Speaking of public lands, Commissioners Mike Samson and Perry Will signed a letter to Utah Senator Mike Lee, opposing the sale of up to 3.3 million acres of BLM and USFS lands as proposed in the One Big Beautiful Bill. 

“This proposal is not only misguided but deeply threatening to the environmental, economic and cultural integrity of our county, state and the American West at large,” reads the letter. Samson said he asked county manager Fred Jarman to draft the letter last week.

Commission Chair Tom Jankovsky has not yet signed the letter. “I don’t feel like it’s our place to send a letter to a senator in another state,” he explained while sharing his take on whether or not to sell public lands. He said he didn’t like the idea of selling off large swaths of public land but was not opposed to selling smaller parcels surrounded by private land. “I do think that there are some things that need to be cleaned up that could be done by selling some of those public lands,” he said.

“I support this letter one hundred percent,” said Will. “The public lands are our lands; they don’t belong to the government.”

Last week, The Wilderness Society published a map detailing lands eligible for sale that included close to 5 million acres of BLM land and 9.3 million acres of USFS land in Colorado. 
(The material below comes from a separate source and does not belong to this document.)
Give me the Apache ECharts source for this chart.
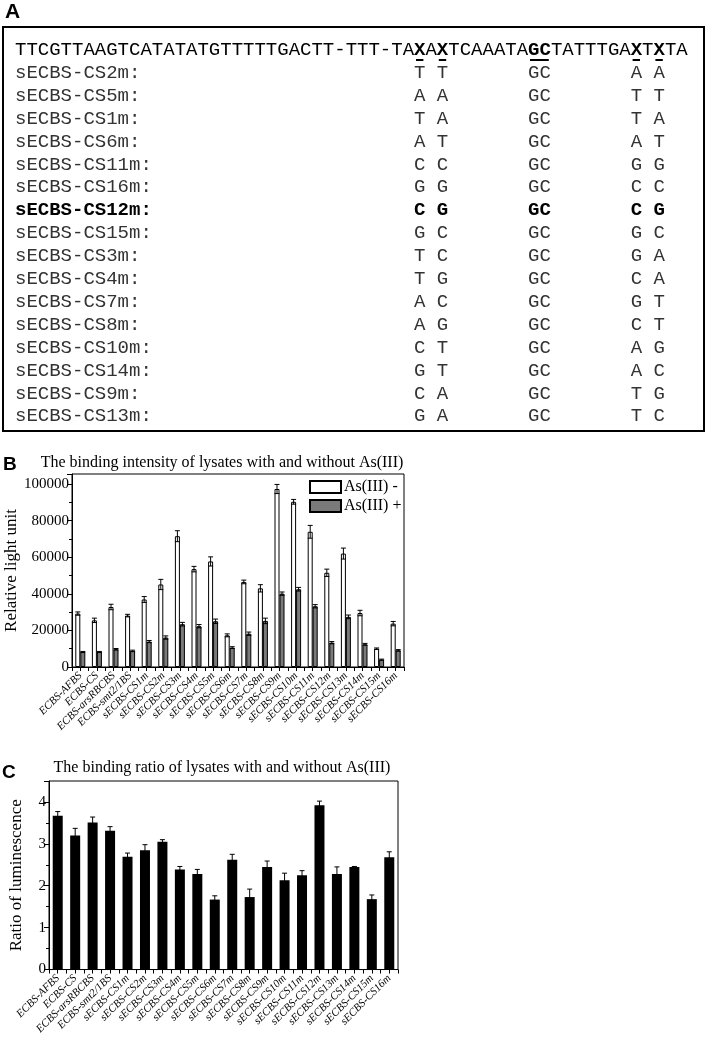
<!DOCTYPE html>
<html>
<head>
<meta charset="utf-8">
<script src="https://cdn.jsdelivr.net/npm/echarts@6/dist/echarts.min.js"></script>
<style>
html, body { margin: 0; padding: 0; background: #fff; }
#chart { width: 709px; height: 1037px; }
</style>
</head>
<body>
<div id="chart"></div>
<script>
// ---- panel A: consensus sequence and the mutated sites ----
// [text, bold]
const consensusParts = [
  ['TTCGTTAAGTCATATATGTTTTTGACTT-TTT-TA', 0], ['X', 1], ['A', 0], ['X', 1],
  ['TCAAATA', 0], ['GC', 1], ['TATTTGA', 0], ['X', 1], ['T', 0], ['X', 1], ['TA', 0]
]
const mutantNames = [
  'sECBS-CS2m:', 'sECBS-CS5m:', 'sECBS-CS1m:', 'sECBS-CS6m:', 'sECBS-CS11m:', 'sECBS-CS16m:',
  'sECBS-CS12m:', 'sECBS-CS15m:', 'sECBS-CS3m:', 'sECBS-CS4m:', 'sECBS-CS7m:', 'sECBS-CS8m:',
  'sECBS-CS10m:', 'sECBS-CS14m:', 'sECBS-CS9m:', 'sECBS-CS13m:'
]
const site1 = ['T', 'A', 'T', 'A', 'C', 'G', 'C', 'G', 'T', 'T', 'A', 'A', 'C', 'G', 'C', 'G']
const site2 = ['T', 'A', 'A', 'T', 'C', 'G', 'G', 'C', 'C', 'G', 'C', 'G', 'T', 'T', 'A', 'A']
const site3 = ['A', 'T', 'T', 'A', 'G', 'C', 'C', 'G', 'G', 'C', 'G', 'C', 'A', 'A', 'T', 'T']
const site4 = ['A', 'T', 'A', 'T', 'G', 'C', 'G', 'C', 'A', 'A', 'T', 'T', 'G', 'C', 'G', 'C']
const boldMutant = 'sECBS-CS12m:'
const underlineCols = [[35, 1], [37, 1], [45, 2], [54, 1], [56, 1]]

// ---- panels B and C ----
const categories = [
  'ECBS-AFBS', 'ECBS-CS', 'ECBS-arsRBCBS', 'ECBS-smt2/1BS', 'sECBS-CS1m', 'sECBS-CS2m',
  'sECBS-CS3m', 'sECBS-CS4m', 'sECBS-CS5m', 'sECBS-CS6m', 'sECBS-CS7m', 'sECBS-CS8m',
  'sECBS-CS9m', 'sECBS-CS10m', 'sECBS-CS11m', 'sECBS-CS12m', 'sECBS-CS13m', 'sECBS-CS14m',
  'sECBS-CS15m', 'sECBS-CS16m'
]
const withoutAs = [29200, 25500, 32800, 28100, 36900, 45100, 71500, 53500, 57700, 17300,
  46500, 43000, 97300, 90300, 73900, 51500, 62000, 29500, 10000, 23700]
const withoutAsErr = [900, 1200, 1500, 700, 1600, 2800, 3000, 1500, 2500, 800,
  1000, 2000, 2500, 1300, 3500, 2000, 3000, 1500, 400, 1200]
const withAs = [8200, 8200, 9700, 8800, 13900, 16100, 23400, 22300, 25000, 10600,
  18200, 25200, 40100, 42500, 33200, 13300, 27400, 12400, 4000, 9100]
const withAsErr = [300, 300, 400, 400, 600, 900, 1000, 900, 1200, 500,
  900, 1500, 900, 1000, 900, 600, 1000, 500, 300, 400]
const ratio = [3.67, 3.20, 3.51, 3.31, 2.69, 2.85, 3.05, 2.39, 2.28, 1.67,
  2.62, 1.73, 2.45, 2.13, 2.25, 3.92, 2.28, 2.45, 1.68, 2.68]
const ratioErr = [0.10, 0.17, 0.13, 0.10, 0.09, 0.13, 0.05, 0.07, 0.11, 0.09,
  0.13, 0.19, 0.14, 0.17, 0.11, 0.10, 0.17, 0.01, 0.10, 0.13]

const serif = '"Liberation Serif", "Times New Roman", serif'
const sans = '"Liberation Sans", Arial, sans-serif'
const mono = '"Liberation Mono", "Courier New", monospace'
const seqFont = 19
const charW = seqFont * 0.6
const seqX = 15
const rowY0 = 50
const rowStep = 22.9

const chart = echarts.init(document.getElementById('chart'))

const buildPanelA = () => {
  const items = [
    { type: 'rect', shape: { x: 3, y: 27, width: 701, height: 404 },
      style: { fill: 'none', stroke: '#000', lineWidth: 2 } }
  ]
  // consensus line with bold sites
  const rich = { n: { fontFamily: mono, fontSize: seqFont, color: '#333' },
    b: { fontFamily: mono, fontSize: seqFont, fontWeight: 'bold', color: '#000' } }
  const text = consensusParts.map(p => '{' + (p[1] ? 'b' : 'n') + '|' + p[0] + '}').join('')
  items.push({ type: 'text', x: seqX, y: rowY0,
    style: { text, rich, verticalAlign: 'middle' } })
  underlineCols.forEach(u => {
    items.push({ type: 'rect',
      shape: { x: seqX + u[0] * charW + 2, y: rowY0 + 9, width: u[1] * charW - 4, height: 2 },
      style: { fill: '#000' } })
  })
  mutantNames.forEach((name, i) => {
    const bold = name === boldMutant
    const line = name.padEnd(35) + site1[i] + ' ' + site2[i] + '       GC       ' + site3[i] + ' ' + site4[i]
    items.push({ type: 'text', x: seqX, y: rowY0 + (i + 1) * rowStep,
      style: { text: line, fontFamily: mono, fontSize: seqFont, fill: bold ? '#000' : '#333',
        fontWeight: bold ? 'bold' : 'normal', verticalAlign: 'middle' } })
  })
  items.push({ type: 'text', x: 5, y: 12,
    style: { text: 'A', fontFamily: sans, fontWeight: 'bold', fontSize: 21, fill: '#000', verticalAlign: 'middle' } })
  return items
}

const errorBars = (xIndex, yIndex, vals, errs, offset, capW) => ({
  type: 'custom',
  xAxisIndex: xIndex,
  yAxisIndex: yIndex,
  z: 10,
  silent: true,
  encode: { x: 0, y: [1, 2] },
  data: vals.map((v, i) => [i, v - errs[i], v + errs[i]]),
  renderItem: (params, api) => {
    const lo = api.coord([api.value(0), api.value(1)])
    const hi = api.coord([api.value(0), api.value(2)])
    const x = lo[0] + offset
    const st = { stroke: '#000', lineWidth: 1 }
    return {
      type: 'group',
      children: [
        { type: 'line', shape: { x1: x, y1: lo[1], x2: x, y2: hi[1] }, style: st },
        { type: 'line', shape: { x1: x - capW / 2, y1: hi[1], x2: x + capW / 2, y2: hi[1] }, style: st },
        { type: 'line', shape: { x1: x - capW / 2, y1: lo[1], x2: x + capW / 2, y2: lo[1] }, style: st }
      ]
    }
  }
})

const catAxis = (gridIndex) => ({
  gridIndex,
  type: 'category',
  data: categories,
  axisLine: { lineStyle: { color: '#000', width: 1 } },
  axisTick: { show: false },
  axisLabel: { rotate: 45, interval: 0, fontSize: 11, fontStyle: 'italic', fontFamily: serif, color: '#000', margin: 7 }
})
// half-category ticks along the bottom edge
const tickAxis = (gridIndex) => ({
  gridIndex,
  type: 'value',
  position: 'bottom',
  min: 0,
  max: categories.length,
  interval: 0.5,
  axisLine: { show: false },
  axisTick: { show: true, length: 4, lineStyle: { color: '#000' } },
  axisLabel: { show: false },
  splitLine: { show: false }
})
const valAxis = (gridIndex, max, interval, name, nameGap) => ({
  gridIndex,
  type: 'value',
  min: 0,
  max,
  interval,
  name,
  nameLocation: 'middle',
  nameGap,
  nameTextStyle: { fontFamily: serif, fontSize: 17, color: '#000' },
  axisLine: { show: true, lineStyle: { color: '#000' } },
  axisTick: { show: true, length: 5, lineStyle: { color: '#000' } },
  minorTick: { show: true, splitNumber: 2, length: 3, lineStyle: { color: '#000' } },
  splitLine: { show: false },
  axisLabel: { fontFamily: serif, fontSize: 15, color: '#000', margin: 3, showMaxLabel: false,
    formatter: v => String(v) }
})

const option = {
  animation: false,
  backgroundColor: '#fff',
  grid: [
    { left: 72, right: 305, top: 474, bottom: 370, show: true, borderColor: '#000', borderWidth: 1, containLabel: false },
    { left: 41, right: 311, top: 781, bottom: 62, show: true, borderColor: '#000', borderWidth: 1, containLabel: false }
  ],
  legend: {
    data: ['As(III) -', 'As(III) +'],
    orient: 'vertical',
    left: 309,
    top: 479,
    padding: 0,
    icon: 'rect',
    itemWidth: 31,
    itemHeight: 12,
    itemGap: 3,
    selectedMode: false,
    textStyle: { fontFamily: serif, fontSize: 16, color: '#000', padding: [0, 0, 0, -2] }
  },
  xAxis: [catAxis(0), tickAxis(0), catAxis(1), tickAxis(1)],
  yAxis: [
    valAxis(0, 105500, 20000, 'Relative light unit', 44),
    valAxis(1, 4.5, 1, 'Ratio of luminescence', 24)
  ],
  series: [
    { name: 'As(III) -', type: 'bar', xAxisIndex: 0, yAxisIndex: 0, data: withoutAs,
      barWidth: 5, barGap: '0%', itemStyle: { color: '#fff', borderColor: '#000', borderWidth: 1 } },
    { name: 'As(III) +', type: 'bar', xAxisIndex: 0, yAxisIndex: 0, data: withAs,
      barWidth: 5, barGap: '0%', itemStyle: { color: '#7a7a7a', borderColor: '#000', borderWidth: 1 } },
    errorBars(0, 0, withoutAs, withoutAsErr, -2.5, 5),
    errorBars(0, 0, withAs, withAsErr, 2.5, 5),
    { name: 'ratio', type: 'bar', xAxisIndex: 2, yAxisIndex: 1, data: ratio,
      barWidth: 10, itemStyle: { color: '#000' } },
    errorBars(2, 1, ratio, ratioErr, 0, 5)
  ],
  graphic: buildPanelA().concat([
    { type: 'text', x: 3, y: 465,
      style: { text: 'B', fontFamily: sans, fontWeight: 'bold', fontSize: 19, fill: '#000', verticalAlign: 'middle' } },
    { type: 'text', x: 222, y: 463,
      style: { text: 'The binding intensity of lysates with and without As(III)', fontFamily: serif, fontSize: 16,
        fill: '#000', align: 'center', verticalAlign: 'middle' } },
    { type: 'text', x: 2, y: 773,
      style: { text: 'C', fontFamily: sans, fontWeight: 'bold', fontSize: 19, fill: '#000', verticalAlign: 'middle' } },
    { type: 'text', x: 222, y: 768,
      style: { text: 'The binding ratio of lysates with and without As(III)', fontFamily: serif, fontSize: 16,
        fill: '#000', align: 'center', verticalAlign: 'middle' } }
  ])
}

chart.setOption(option)
window.addEventListener('resize', () => chart.resize())
</script>
</body>
</html>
In Garfield County, said the letter, federal lands make up close to 62% of the county. The BLM manages 615,973 acres and the USFS manages 515,865 acres. The letter also questions why public lands in Montana escaped the chopping block. “This provision … deliberately places a higher value of public lands in one state over another so that we are picking winners and losers across the federal western landscape.”

On Monday night, however, the Senate parliamentarian found that Lee’s provisions violated the Byrd Rule, which keeps proposals unrelated to the congressional budget out of the reconciliation bill. Earlier, Lee posted on “X” that he would remove all USFS land from consideration and limit the proposal to BLM land within 5 miles of population centers.
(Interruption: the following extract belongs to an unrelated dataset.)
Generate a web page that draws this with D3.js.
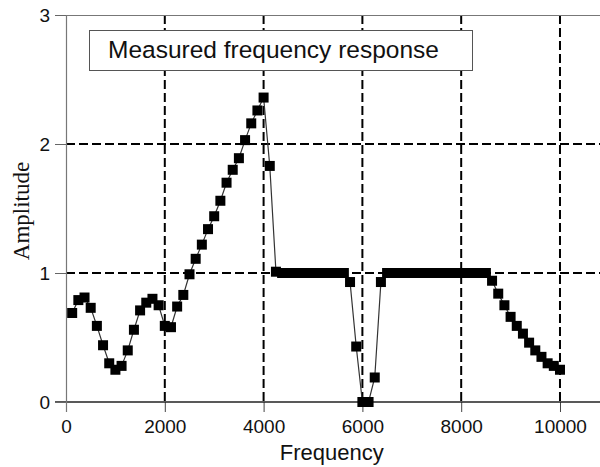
<!DOCTYPE html>
<html>
<head>
<meta charset="utf-8">
<script src="https://cdn.jsdelivr.net/npm/d3@7"></script>
<style>
  body { margin: 0; background: #fff; }
  svg { display: block; }
</style>
</head>
<body>
<div id="area"></div>
<script>
let freqs = [
  125, 250, 375, 500, 625, 750, 875, 1000, 1125, 1250,
  1375, 1500, 1625, 1750, 1875, 2000, 2125, 2250, 2375, 2500,
  2625, 2750, 2875, 3000, 3125, 3250, 3375, 3500, 3625, 3750,
  3875, 4000, 4125, 4250, 4375, 4500, 4625, 4750, 4875, 5000,
  5125, 5250, 5375, 5500, 5625, 5750, 5875, 6000, 6125, 6250,
  6375, 6500, 6625, 6750, 6875, 7000, 7125, 7250, 7375, 7500,
  7625, 7750, 7875, 8000, 8125, 8250, 8375, 8500, 8625, 8750,
  8875, 9000, 9125, 9250, 9375, 9500, 9625, 9750, 9875, 10000
];

let amps = [
  0.69, 0.79, 0.81, 0.73, 0.59, 0.44, 0.30, 0.25, 0.28, 0.40,
  0.56, 0.71, 0.77, 0.80, 0.75, 0.59, 0.58, 0.74, 0.83, 0.99,
  1.11, 1.22, 1.34, 1.44, 1.56, 1.70, 1.80, 1.89, 2.03, 2.16,
  2.26, 2.36, 1.83, 1.01, 1.00, 1.00, 1.00, 1.00, 1.00, 1.00,
  1.00, 1.00, 1.00, 1.00, 1.00, 0.93, 0.43, 0.00, 0.00, 0.19,
  0.93, 1.00, 1.00, 1.00, 1.00, 1.00, 1.00, 1.00, 1.00, 1.00,
  1.00, 1.00, 1.00, 1.00, 1.00, 1.00, 1.00, 1.00, 0.94, 0.84,
  0.75, 0.66, 0.59, 0.53, 0.46, 0.40, 0.35, 0.30, 0.28, 0.25
];

let xTicks = [0, 2000, 4000, 6000, 8000, 10000];
let yTicks = [0, 1, 2, 3];
let xGrid  = [2000, 4000, 6000, 8000, 10000];
let yGrid  = [1, 2];

let legendText = "Measured frequency response";

let margin = { top: 15, right: 0, bottom: 65, left: 66 };
let exteriorWidth  = 600,
    exteriorHeight = 467;
let interiorWidth  = exteriorWidth - margin.left - margin.right,
    interiorHeight = exteriorHeight - margin.top - margin.bottom;

let data = freqs.map((f, i) => ({ f: f, a: amps[i] }));

let svg =
  d3.select("#area")
    .append("svg")
      .attr("width", exteriorWidth)
      .attr("height", exteriorHeight);

let g = svg.append("g")
    .attr("transform", translate(margin.left, margin.top));

let x = d3.scaleLinear()
    .domain([0, 10810])
    .range([0, interiorWidth]);

let y = d3.scaleLinear()
    .domain([0, 3])
    .range([interiorHeight, 0]);

let tickFont = "'Liberation Sans', Arial, sans-serif";

// grid
g.selectAll(".vgrid")
  .data(xGrid)
  .enter().append("line")
    .attr("x1", d => x(d)).attr("x2", d => x(d))
    .attr("y1", 0).attr("y2", interiorHeight)
    .attr("stroke", "#000")
    .attr("stroke-width", 2)
    .attr("stroke-dasharray", "9,4");

g.selectAll(".hgrid")
  .data(yGrid)
  .enter().append("line")
    .attr("x1", 0).attr("x2", interiorWidth)
    .attr("y1", d => y(d)).attr("y2", d => y(d))
    .attr("stroke", "#000")
    .attr("stroke-width", 2)
    .attr("stroke-dasharray", "9,4");

// frame (top, grey)
g.append("line")
    .attr("x1", 0).attr("x2", interiorWidth)
    .attr("y1", 0.5).attr("y2", 0.5)
    .attr("stroke", "#777").attr("stroke-width", 1);

// axes
let xAxis = g.append("g")
    .attr("transform", translate(0, interiorHeight))
    .call(d3.axisBottom(x).tickValues(xTicks).tickSize(10).tickPadding(8).tickFormat(d3.format("d")));
xAxis.select(".domain").remove();
xAxis.append("line")
    .attr("x1", -11).attr("x2", interiorWidth)
    .attr("stroke", "#222").attr("stroke-width", 1.3);
xAxis.selectAll(".tick line").attr("stroke", "#444");
xAxis.selectAll("text")
    .attr("fill", "#111")
    .style("font-family", tickFont)
    .style("font-size", "19px");

let yAxis = g.append("g")
    .call(d3.axisLeft(y).tickValues(yTicks).tickSize(11).tickPadding(5).tickFormat(d3.format("d")));
yAxis.select(".domain").remove();
yAxis.append("line")
    .attr("x1", 0.5).attr("x2", 0.5)
    .attr("y1", 0).attr("y2", interiorHeight + 10)
    .attr("stroke", "#777").attr("stroke-width", 1.2);
yAxis.selectAll(".tick line").attr("stroke", "#666");
yAxis.selectAll("text")
    .attr("fill", "#111")
    .style("font-family", tickFont)
    .style("font-size", "19px");

// data line + markers
let line = d3.line()
    .x(d => x(d.f))
    .y(d => y(d.a));

g.append("path")
    .datum(data)
    .attr("fill", "none")
    .attr("stroke", "#333")
    .attr("stroke-width", 1.2)
    .attr("d", line);

let ms = 10;
g.selectAll(".pt")
  .data(data)
  .enter().append("rect")
    .attr("x", d => x(d.f) - ms / 2)
    .attr("y", d => y(d.a) - ms / 2)
    .attr("width", ms)
    .attr("height", ms)
    .attr("fill", "#000");

// legend
svg.append("rect")
    .attr("x", 89.5).attr("y", 30.5)
    .attr("width", 383).attr("height", 40)
    .attr("fill", "#fff")
    .attr("stroke", "#555")
    .attr("stroke-width", 1);

svg.append("text")
    .attr("x", 108).attr("y", 58)
    .style("font-family", tickFont)
    .style("font-size", "24.5px")
    .attr("fill", "#111")
    .text(legendText);

// axis titles
svg.append("text")
    .attr("x", margin.left + x(5380)).attr("y", 460)
    .attr("text-anchor", "middle")
    .style("font-family", tickFont)
    .style("font-size", "22px")
    .attr("fill", "#111")
    .text("Frequency");

svg.append("text")
    .attr("transform", "translate(29,211) rotate(-90)")
    .attr("text-anchor", "middle")
    .style("font-family", "'Liberation Serif', 'Times New Roman', serif")
    .style("font-size", "23px")
    .attr("fill", "#111")
    .text("Amplitude");

function translate(x, y = 0) {
  return "translate({x}, {y})"
          .replace("{x}", x)
          .replace("{y}", y);
}
</script>
</body>
</html>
The Garfield County letter will be ratified at the regular BOCC meeting on July 7.

In other news, the BOCC renewed a $2.8 million contract with CorrHealth to provide health care to inmates at the Garfield County Jail. The county finance department presented the “pre-kickoff” to the annual budget process. Overall property tax in 2026, including oil and natural gas and residential, along with sales tax and intergovernmental income through federal grants is predicted to be significantly lower than 2025. 
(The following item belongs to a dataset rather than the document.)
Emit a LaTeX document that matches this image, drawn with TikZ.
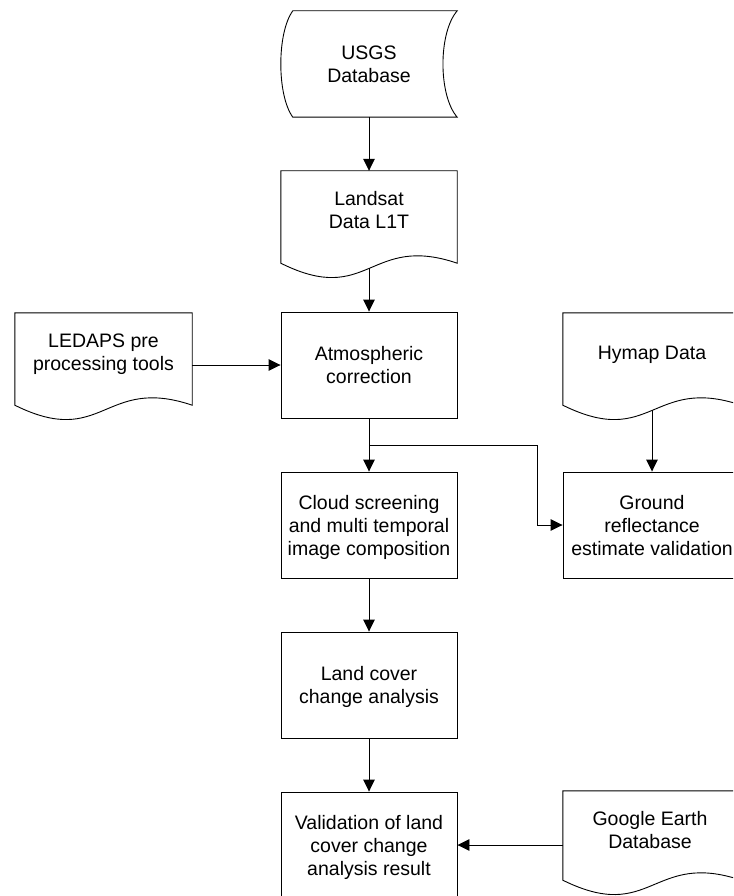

The county’s fund balance for 2025 is forecast to be $12.7 million lower than 2024 and to keep dropping for the next several years. County budget manager Shari Neuroth reminded the BOCC that this was a preliminary review of revenues, expenditures and fund balance forecasts and that the 2026 budget process is just getting started. 

“We will balance the budget but that will mean some tough decisions,” said Jankovsky.

Commissioners also heard updates from Mountain Family Health, the county’s Human Services and Public Health departments and Health Solutions West (HSW), which has replaced Mind Springs Health. Jason Chippeaux, CEO of HSW, told the BOCC that HSW is not Mind Springs Health under new management. 

“Health Solutions West is a completely new company operating on the Western Slope,” he explained. “Mind Springs Health is gone.” 

This is HSW’s first foray into Western Slope communities, expanding from a southern Colorado base in Pueblo, Huerfano and Las Animas counties. Chippeaux wants to create a substance use disorder treatment hub in Glenwood Springs, adding that the short-lived withdrawal management unit is also gone. Detox services are currently offered at Recovery Resources in Aspen and Health Solutions West in Grand Junction. He emphasized treatment partnerships. 

“I’m interested in putting depression out of business,” he said. “I’m not interested in putting local providers out of business.” 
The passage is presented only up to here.